■ **Data excerpt**

>> Begin

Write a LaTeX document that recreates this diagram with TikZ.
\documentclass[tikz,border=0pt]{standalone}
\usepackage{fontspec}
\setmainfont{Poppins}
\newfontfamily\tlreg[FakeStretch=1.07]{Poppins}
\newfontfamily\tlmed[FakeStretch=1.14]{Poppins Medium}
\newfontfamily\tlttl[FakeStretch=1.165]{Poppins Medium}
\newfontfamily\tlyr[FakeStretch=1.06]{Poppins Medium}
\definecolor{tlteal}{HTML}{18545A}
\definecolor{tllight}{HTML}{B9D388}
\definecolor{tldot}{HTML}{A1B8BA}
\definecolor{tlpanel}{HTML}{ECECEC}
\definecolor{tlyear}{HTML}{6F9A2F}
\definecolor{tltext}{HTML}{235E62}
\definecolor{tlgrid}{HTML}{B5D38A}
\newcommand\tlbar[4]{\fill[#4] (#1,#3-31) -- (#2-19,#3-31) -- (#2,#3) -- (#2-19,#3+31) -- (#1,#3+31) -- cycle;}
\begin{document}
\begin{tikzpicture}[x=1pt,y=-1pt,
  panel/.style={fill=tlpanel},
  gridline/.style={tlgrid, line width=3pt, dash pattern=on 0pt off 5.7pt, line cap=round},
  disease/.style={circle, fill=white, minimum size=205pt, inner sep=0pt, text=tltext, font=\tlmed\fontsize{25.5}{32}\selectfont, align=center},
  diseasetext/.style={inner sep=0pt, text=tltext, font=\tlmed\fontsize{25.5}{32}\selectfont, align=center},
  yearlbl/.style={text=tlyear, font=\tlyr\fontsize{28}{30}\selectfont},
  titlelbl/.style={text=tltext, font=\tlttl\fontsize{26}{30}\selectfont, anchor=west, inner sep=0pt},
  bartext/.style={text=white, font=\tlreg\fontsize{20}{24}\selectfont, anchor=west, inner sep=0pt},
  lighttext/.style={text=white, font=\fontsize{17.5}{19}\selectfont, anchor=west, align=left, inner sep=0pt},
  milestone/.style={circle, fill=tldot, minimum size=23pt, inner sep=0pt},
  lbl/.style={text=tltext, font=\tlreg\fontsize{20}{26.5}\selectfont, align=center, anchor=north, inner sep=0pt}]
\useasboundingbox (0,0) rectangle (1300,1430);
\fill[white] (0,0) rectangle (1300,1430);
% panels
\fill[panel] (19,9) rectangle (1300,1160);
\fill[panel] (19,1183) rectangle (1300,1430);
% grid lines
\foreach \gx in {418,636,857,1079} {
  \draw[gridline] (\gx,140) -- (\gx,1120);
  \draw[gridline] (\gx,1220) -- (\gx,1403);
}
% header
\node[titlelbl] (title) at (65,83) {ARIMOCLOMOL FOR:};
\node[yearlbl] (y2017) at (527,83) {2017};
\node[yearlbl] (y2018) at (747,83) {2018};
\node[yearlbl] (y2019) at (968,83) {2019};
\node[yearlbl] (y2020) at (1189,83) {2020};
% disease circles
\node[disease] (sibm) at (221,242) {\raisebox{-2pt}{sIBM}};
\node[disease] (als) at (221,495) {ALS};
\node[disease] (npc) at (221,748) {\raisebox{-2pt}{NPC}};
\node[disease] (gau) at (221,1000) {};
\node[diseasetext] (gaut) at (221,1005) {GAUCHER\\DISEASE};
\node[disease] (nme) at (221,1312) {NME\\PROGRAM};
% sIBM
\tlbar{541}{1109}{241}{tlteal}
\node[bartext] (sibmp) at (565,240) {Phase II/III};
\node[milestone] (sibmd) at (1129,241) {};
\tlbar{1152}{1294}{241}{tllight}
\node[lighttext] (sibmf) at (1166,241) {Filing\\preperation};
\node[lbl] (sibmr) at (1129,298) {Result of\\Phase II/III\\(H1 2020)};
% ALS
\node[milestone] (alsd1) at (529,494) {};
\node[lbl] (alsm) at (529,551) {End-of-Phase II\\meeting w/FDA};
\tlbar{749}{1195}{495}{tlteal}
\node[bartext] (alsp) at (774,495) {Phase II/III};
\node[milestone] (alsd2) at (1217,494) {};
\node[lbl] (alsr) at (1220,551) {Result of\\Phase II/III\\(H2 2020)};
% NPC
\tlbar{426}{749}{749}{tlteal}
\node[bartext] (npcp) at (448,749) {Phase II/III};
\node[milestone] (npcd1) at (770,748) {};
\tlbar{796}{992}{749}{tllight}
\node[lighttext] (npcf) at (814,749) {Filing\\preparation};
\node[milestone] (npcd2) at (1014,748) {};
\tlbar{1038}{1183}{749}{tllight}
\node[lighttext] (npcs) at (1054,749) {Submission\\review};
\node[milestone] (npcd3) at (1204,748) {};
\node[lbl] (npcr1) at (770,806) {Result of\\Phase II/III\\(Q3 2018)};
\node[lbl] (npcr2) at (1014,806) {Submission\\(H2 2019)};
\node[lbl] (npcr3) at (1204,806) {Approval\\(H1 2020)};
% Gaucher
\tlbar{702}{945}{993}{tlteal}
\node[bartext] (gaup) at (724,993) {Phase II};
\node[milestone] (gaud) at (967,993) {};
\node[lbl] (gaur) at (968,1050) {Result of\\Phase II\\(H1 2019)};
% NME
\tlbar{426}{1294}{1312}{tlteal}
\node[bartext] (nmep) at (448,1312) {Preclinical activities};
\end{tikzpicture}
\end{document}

>> End

■ **Instruction**
Write the material out again in its entirety, exactly as shown.

■ **Output of the exercise**
Write a LaTeX document that recreates this diagram with TikZ.
\documentclass[tikz,border=0pt]{standalone}
\usepackage{fontspec}
\setmainfont{Poppins}
\newfontfamily\tlreg[FakeStretch=1.07]{Poppins}
\newfontfamily\tlmed[FakeStretch=1.14]{Poppins Medium}
\newfontfamily\tlttl[FakeStretch=1.165]{Poppins Medium}
\newfontfamily\tlyr[FakeStretch=1.06]{Poppins Medium}
\definecolor{tlteal}{HTML}{18545A}
\definecolor{tllight}{HTML}{B9D388}
\definecolor{tldot}{HTML}{A1B8BA}
\definecolor{tlpanel}{HTML}{ECECEC}
\definecolor{tlyear}{HTML}{6F9A2F}
\definecolor{tltext}{HTML}{235E62}
\definecolor{tlgrid}{HTML}{B5D38A}
\newcommand\tlbar[4]{\fill[#4] (#1,#3-31) -- (#2-19,#3-31) -- (#2,#3) -- (#2-19,#3+31) -- (#1,#3+31) -- cycle;}
\begin{document}
\begin{tikzpicture}[x=1pt,y=-1pt,
  panel/.style={fill=tlpanel},
  gridline/.style={tlgrid, line width=3pt, dash pattern=on 0pt off 5.7pt, line cap=round},
  disease/.style={circle, fill=white, minimum size=205pt, inner sep=0pt, text=tltext, font=\tlmed\fontsize{25.5}{32}\selectfont, align=center},
  diseasetext/.style={inner sep=0pt, text=tltext, font=\tlmed\fontsize{25.5}{32}\selectfont, align=center},
  yearlbl/.style={text=tlyear, font=\tlyr\fontsize{28}{30}\selectfont},
  titlelbl/.style={text=tltext, font=\tlttl\fontsize{26}{30}\selectfont, anchor=west, inner sep=0pt},
  bartext/.style={text=white, font=\tlreg\fontsize{20}{24}\selectfont, anchor=west, inner sep=0pt},
  lighttext/.style={text=white, font=\fontsize{17.5}{19}\selectfont, anchor=west, align=left, inner sep=0pt},
  milestone/.style={circle, fill=tldot, minimum size=23pt, inner sep=0pt},
  lbl/.style={text=tltext, font=\tlreg\fontsize{20}{26.5}\selectfont, align=center, anchor=north, inner sep=0pt}]
\useasboundingbox (0,0) rectangle (1300,1430);
\fill[white] (0,0) rectangle (1300,1430);
% panels
\fill[panel] (19,9) rectangle (1300,1160);
\fill[panel] (19,1183) rectangle (1300,1430);
% grid lines
\foreach \gx in {418,636,857,1079} {
  \draw[gridline] (\gx,140) -- (\gx,1120);
  \draw[gridline] (\gx,1220) -- (\gx,1403);
}
% header
\node[titlelbl] (title) at (65,83) {ARIMOCLOMOL FOR:};
\node[yearlbl] (y2017) at (527,83) {2017};
\node[yearlbl] (y2018) at (747,83) {2018};
\node[yearlbl] (y2019) at (968,83) {2019};
\node[yearlbl] (y2020) at (1189,83) {2020};
% disease circles
\node[disease] (sibm) at (221,242) {\raisebox{-2pt}{sIBM}};
\node[disease] (als) at (221,495) {ALS};
\node[disease] (npc) at (221,748) {\raisebox{-2pt}{NPC}};
\node[disease] (gau) at (221,1000) {};
\node[diseasetext] (gaut) at (221,1005) {GAUCHER\\DISEASE};
\node[disease] (nme) at (221,1312) {NME\\PROGRAM};
% sIBM
\tlbar{541}{1109}{241}{tlteal}
\node[bartext] (sibmp) at (565,240) {Phase II/III};
\node[milestone] (sibmd) at (1129,241) {};
\tlbar{1152}{1294}{241}{tllight}
\node[lighttext] (sibmf) at (1166,241) {Filing\\preperation};
\node[lbl] (sibmr) at (1129,298) {Result of\\Phase II/III\\(H1 2020)};
% ALS
\node[milestone] (alsd1) at (529,494) {};
\node[lbl] (alsm) at (529,551) {End-of-Phase II\\meeting w/FDA};
\tlbar{749}{1195}{495}{tlteal}
\node[bartext] (alsp) at (774,495) {Phase II/III};
\node[milestone] (alsd2) at (1217,494) {};
\node[lbl] (alsr) at (1220,551) {Result of\\Phase II/III\\(H2 2020)};
% NPC
\tlbar{426}{749}{749}{tlteal}
\node[bartext] (npcp) at (448,749) {Phase II/III};
\node[milestone] (npcd1) at (770,748) {};
\tlbar{796}{992}{749}{tllight}
\node[lighttext] (npcf) at (814,749) {Filing\\preparation};
\node[milestone] (npcd2) at (1014,748) {};
\tlbar{1038}{1183}{749}{tllight}
\node[lighttext] (npcs) at (1054,749) {Submission\\review};
\node[milestone] (npcd3) at (1204,748) {};
\node[lbl] (npcr1) at (770,806) {Result of\\Phase II/III\\(Q3 2018)};
\node[lbl] (npcr2) at (1014,806) {Submission\\(H2 2019)};
\node[lbl] (npcr3) at (1204,806) {Approval\\(H1 2020)};
% Gaucher
\tlbar{702}{945}{993}{tlteal}
\node[bartext] (gaup) at (724,993) {Phase II};
\node[milestone] (gaud) at (967,993) {};
\node[lbl] (gaur) at (968,1050) {Result of\\Phase II\\(H1 2019)};
% NME
\tlbar{426}{1294}{1312}{tlteal}
\node[bartext] (nmep) at (448,1312) {Preclinical activities};
\end{tikzpicture}
\end{document}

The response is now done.